• THE REQUEST
Can you transcribe every line exactly and leave the pictures behind?
======== SUPPLIED MATERIAL
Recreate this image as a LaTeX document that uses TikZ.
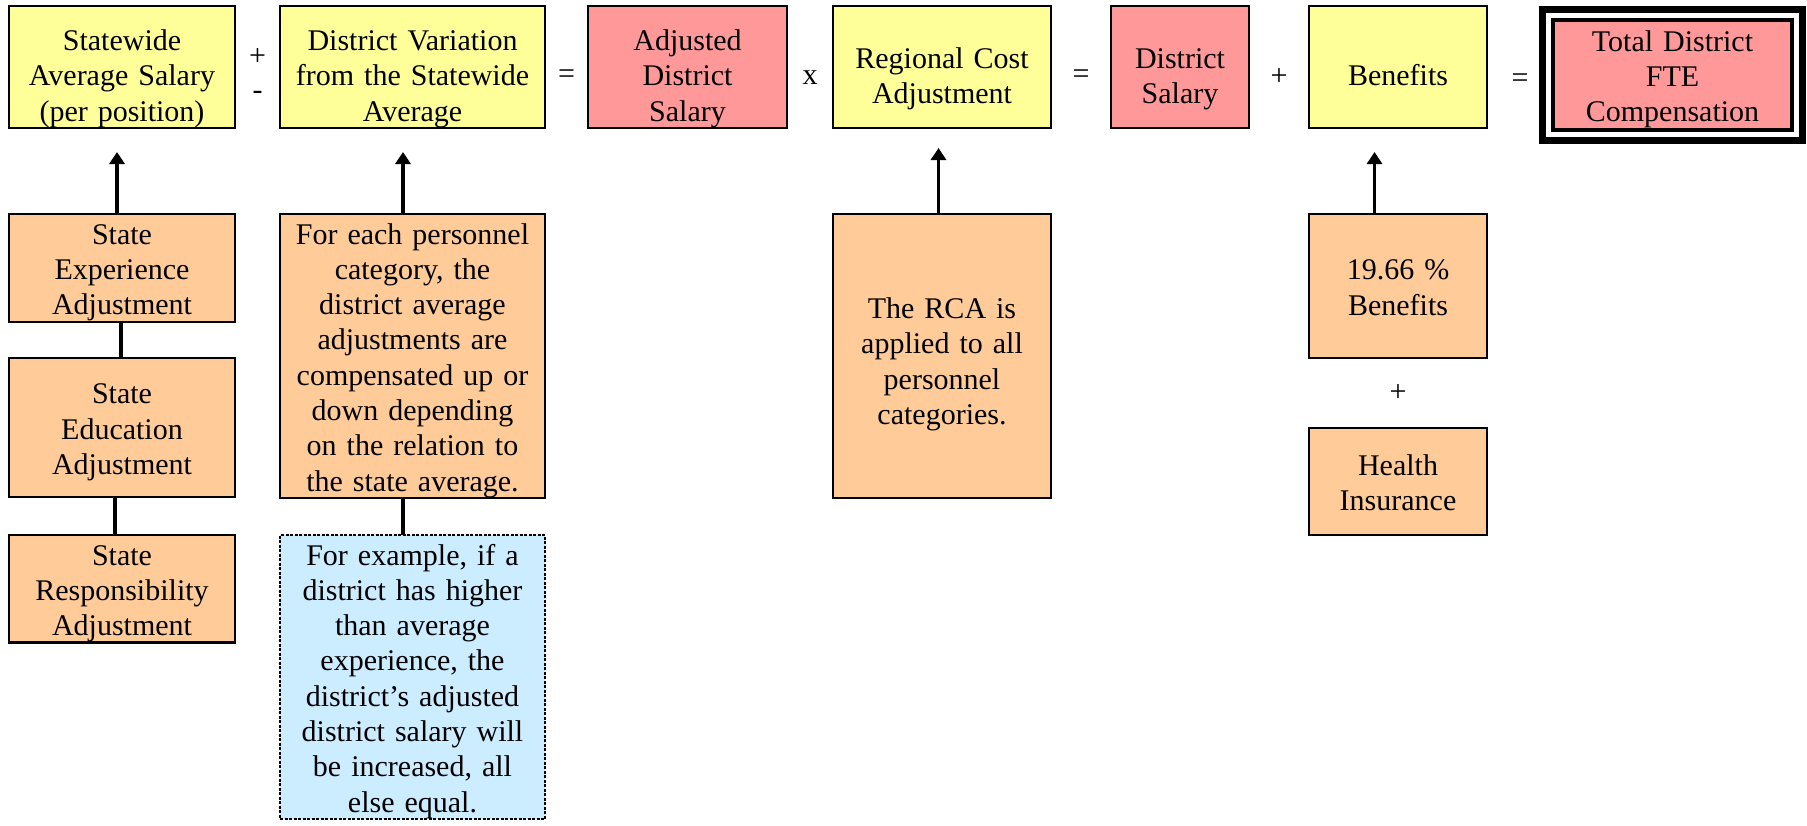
\documentclass[tikz,border=0pt]{standalone}
\usepackage{fontspec}
\setmainfont{Liberation Serif}
\usetikzlibrary{positioning, arrows.meta, calc}

\definecolor{boxyellow}{HTML}{FFFF99}
\definecolor{boxpink}{HTML}{FF9999}
\definecolor{boxorange}{HTML}{FFCC99}
\definecolor{boxblue}{HTML}{CCECFF}

\begin{document}
\begin{tikzpicture}[
            x=1pt, y=-1pt,
            font=\fontsize{30}{35.3}\selectfont,
            box/.style = {draw, line width=2.5pt, inner sep=0pt, outer sep=0pt, align=center},
            topbox/.style = {box, minimum height=122pt,
                execute at begin node={\rule{0pt}{44.4pt}},
                execute at end node={\rule[-6.8pt]{0pt}{6.8pt}}},
            lowbox/.style = {box,
                execute at begin node={\rule{0pt}{30pt}},
                execute at end node={\rule[-6.8pt]{0pt}{6.8pt}}},
            op/.style = {inner sep=0pt},
            line/.style = {draw, line width=3.5pt},
            arrow/.style = {line, -{Triangle[length=12pt, width=15pt]}, shorten >=24pt},
            ]
            \useasboundingbox (0,0) rectangle (1807,825);

            % top row
            \node[topbox, fill=boxyellow, text width=226pt] (sal) at (122,67) {Statewide\\Average Salary\\(per position)};
            \node[topbox, fill=boxyellow, text width=265pt, right=45pt of sal] (var) {District Variation\\from the Statewide\\Average};
            \node[topbox, fill=boxpink, text width=199pt, right=43pt of var] (adj) {Adjusted\\District\\Salary};
            \node[topbox, fill=boxyellow, text width=218pt, right=46pt of adj] (rca) {Regional Cost\\Adjustment};
            \node[topbox, fill=boxpink, text width=138pt, right=60pt of rca] (dsal) {District\\Salary};
            \node[topbox, fill=boxyellow, text width=178pt, right=60pt of dsal] (ben) {Benefits};
            \node[lowbox, fill=boxpink, line width=4pt, text width=239pt, minimum height=110pt] (tot) at (1672.5,75) {Total District\\FTE\\Compensation};
            \draw[line width=7pt] ([shift={(-10.5pt,10.5pt)}]tot.north west) rectangle ([shift={(10.5pt,-10.5pt)}]tot.south east);

            % operators
            \node[op, yshift=10pt] (plus1) at ($(sal.east)!0.5!(var.west)$) {+};
            \node[op, yshift=-28pt] (minus1) at ($(sal.east)!0.5!(var.west)$) {-};
            \node[op, yshift=-10pt] (eq1) at ($(var.east)!0.5!(adj.west)$) {=};
            \node[op, yshift=-11pt] (times1) at ($(adj.east)!0.5!(rca.west)$) {x};
            \node[op, yshift=-10pt] (eq2) at ($(rca.east)!0.5!(dsal.west)$) {=};
            \node[op, yshift=-10pt] (plus2) at ($(dsal.east)!0.5!(ben.west)$) {+};
            \node[op, yshift=-10pt] (eq3) at ($(ben.east)!0.5!(tot.west)$) {=};

            % lower boxes
            \node[lowbox, fill=boxorange, text width=226pt, minimum height=108pt, below=86pt of sal] (exp) {State\\Experience\\Adjustment};
            \node[lowbox, fill=boxorange, text width=226pt, minimum height=139pt, below=36pt of exp] (edu) {State\\Education\\Adjustment};
            \node[lowbox, fill=boxorange, text width=226pt, minimum height=107pt, below=38pt of edu] (resp) {State\\Responsibility\\Adjustment};
            \node[lowbox, fill=boxorange, text width=265pt, minimum height=284pt, below=86pt of var] (each) {For each personnel\\category, the\\district average\\adjustments are\\compensated up or\\down depending\\on the relation to\\the state average.};
            \node[lowbox, fill=boxblue, line width=2pt, dash pattern=on 3pt off 1.5pt, text width=265pt, minimum height=284pt, below=37pt of each] (ex) {For example, if a\\district has higher\\than average\\experience, the\\district’s adjusted\\district salary will\\be increased, all\\else equal.};
            \node[lowbox, fill=boxorange, text width=218pt, minimum height=284pt, below=86pt of rca,
                execute at begin node={\rule{0pt}{38pt}}] (rcatxt) {The RCA is\\applied to all\\personnel\\categories.};
            \node[lowbox, fill=boxorange, text width=178pt, minimum height=144pt, below=86pt of ben] (pct) {19.66 \%\\Benefits};
            \node[lowbox, fill=boxorange, text width=178pt, minimum height=107pt, below=70pt of pct] (hlth) {Health\\Insurance};
            \node[op] (plus3) at ($(pct.south)!0.5!(hlth.north)$) {+};

            % connectors
            \draw[arrow] ([xshift=-5pt]exp.north) -- ([xshift=-5pt]sal.south);
            \draw[line] ([xshift=-1pt]exp.south) -- ([xshift=-1pt]edu.north);
            \draw[line] ([xshift=-7pt]edu.south) -- ([xshift=-7pt]resp.north);
            \draw[arrow] ([xshift=-9.5pt]each.north) -- ([xshift=-9.5pt]var.south);
            \draw[line] ([xshift=-9.5pt]each.south) -- ([xshift=-9.5pt]ex.north);
            \draw[arrow, shorten >=20pt] ([xshift=-3.5pt]rcatxt.north) -- ([xshift=-3.5pt]rca.south);
            \draw[arrow] ([xshift=-23.5pt]pct.north) -- ([xshift=-23.5pt]ben.south);
        \end{tikzpicture}
\end{document}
================
• ANSWER TO THIS EXERCISE
Recreate this image as a LaTeX document that uses TikZ.
\documentclass[tikz,border=0pt]{standalone}
\usepackage{fontspec}
\setmainfont{Liberation Serif}
\usetikzlibrary{positioning, arrows.meta, calc}

\definecolor{boxyellow}{HTML}{FFFF99}
\definecolor{boxpink}{HTML}{FF9999}
\definecolor{boxorange}{HTML}{FFCC99}
\definecolor{boxblue}{HTML}{CCECFF}

\begin{document}
\begin{tikzpicture}[
            x=1pt, y=-1pt,
            font=\fontsize{30}{35.3}\selectfont,
            box/.style = {draw, line width=2.5pt, inner sep=0pt, outer sep=0pt, align=center},
            topbox/.style = {box, minimum height=122pt,
                execute at begin node={\rule{0pt}{44.4pt}},
                execute at end node={\rule[-6.8pt]{0pt}{6.8pt}}},
            lowbox/.style = {box,
                execute at begin node={\rule{0pt}{30pt}},
                execute at end node={\rule[-6.8pt]{0pt}{6.8pt}}},
            op/.style = {inner sep=0pt},
            line/.style = {draw, line width=3.5pt},
            arrow/.style = {line, -{Triangle[length=12pt, width=15pt]}, shorten >=24pt},
            ]
            \useasboundingbox (0,0) rectangle (1807,825);

            % top row
            \node[topbox, fill=boxyellow, text width=226pt] (sal) at (122,67) {Statewide\\Average Salary\\(per position)};
            \node[topbox, fill=boxyellow, text width=265pt, right=45pt of sal] (var) {District Variation\\from the Statewide\\Average};
            \node[topbox, fill=boxpink, text width=199pt, right=43pt of var] (adj) {Adjusted\\District\\Salary};
            \node[topbox, fill=boxyellow, text width=218pt, right=46pt of adj] (rca) {Regional Cost\\Adjustment};
            \node[topbox, fill=boxpink, text width=138pt, right=60pt of rca] (dsal) {District\\Salary};
            \node[topbox, fill=boxyellow, text width=178pt, right=60pt of dsal] (ben) {Benefits};
            \node[lowbox, fill=boxpink, line width=4pt, text width=239pt, minimum height=110pt] (tot) at (1672.5,75) {Total District\\FTE\\Compensation};
            \draw[line width=7pt] ([shift={(-10.5pt,10.5pt)}]tot.north west) rectangle ([shift={(10.5pt,-10.5pt)}]tot.south east);

            % operators
            \node[op, yshift=10pt] (plus1) at ($(sal.east)!0.5!(var.west)$) {+};
            \node[op, yshift=-28pt] (minus1) at ($(sal.east)!0.5!(var.west)$) {-};
            \node[op, yshift=-10pt] (eq1) at ($(var.east)!0.5!(adj.west)$) {=};
            \node[op, yshift=-11pt] (times1) at ($(adj.east)!0.5!(rca.west)$) {x};
            \node[op, yshift=-10pt] (eq2) at ($(rca.east)!0.5!(dsal.west)$) {=};
            \node[op, yshift=-10pt] (plus2) at ($(dsal.east)!0.5!(ben.west)$) {+};
            \node[op, yshift=-10pt] (eq3) at ($(ben.east)!0.5!(tot.west)$) {=};

            % lower boxes
            \node[lowbox, fill=boxorange, text width=226pt, minimum height=108pt, below=86pt of sal] (exp) {State\\Experience\\Adjustment};
            \node[lowbox, fill=boxorange, text width=226pt, minimum height=139pt, below=36pt of exp] (edu) {State\\Education\\Adjustment};
            \node[lowbox, fill=boxorange, text width=226pt, minimum height=107pt, below=38pt of edu] (resp) {State\\Responsibility\\Adjustment};
            \node[lowbox, fill=boxorange, text width=265pt, minimum height=284pt, below=86pt of var] (each) {For each personnel\\category, the\\district average\\adjustments are\\compensated up or\\down depending\\on the relation to\\the state average.};
            \node[lowbox, fill=boxblue, line width=2pt, dash pattern=on 3pt off 1.5pt, text width=265pt, minimum height=284pt, below=37pt of each] (ex) {For example, if a\\district has higher\\than average\\experience, the\\district’s adjusted\\district salary will\\be increased, all\\else equal.};
            \node[lowbox, fill=boxorange, text width=218pt, minimum height=284pt, below=86pt of rca,
                execute at begin node={\rule{0pt}{38pt}}] (rcatxt) {The RCA is\\applied to all\\personnel\\categories.};
            \node[lowbox, fill=boxorange, text width=178pt, minimum height=144pt, below=86pt of ben] (pct) {19.66 \%\\Benefits};
            \node[lowbox, fill=boxorange, text width=178pt, minimum height=107pt, below=70pt of pct] (hlth) {Health\\Insurance};
            \node[op] (plus3) at ($(pct.south)!0.5!(hlth.north)$) {+};

            % connectors
            \draw[arrow] ([xshift=-5pt]exp.north) -- ([xshift=-5pt]sal.south);
            \draw[line] ([xshift=-1pt]exp.south) -- ([xshift=-1pt]edu.north);
            \draw[line] ([xshift=-7pt]edu.south) -- ([xshift=-7pt]resp.north);
            \draw[arrow] ([xshift=-9.5pt]each.north) -- ([xshift=-9.5pt]var.south);
            \draw[line] ([xshift=-9.5pt]each.south) -- ([xshift=-9.5pt]ex.north);
            \draw[arrow, shorten >=20pt] ([xshift=-3.5pt]rcatxt.north) -- ([xshift=-3.5pt]rca.south);
            \draw[arrow] ([xshift=-23.5pt]pct.north) -- ([xshift=-23.5pt]ben.south);
        \end{tikzpicture}
\end{document}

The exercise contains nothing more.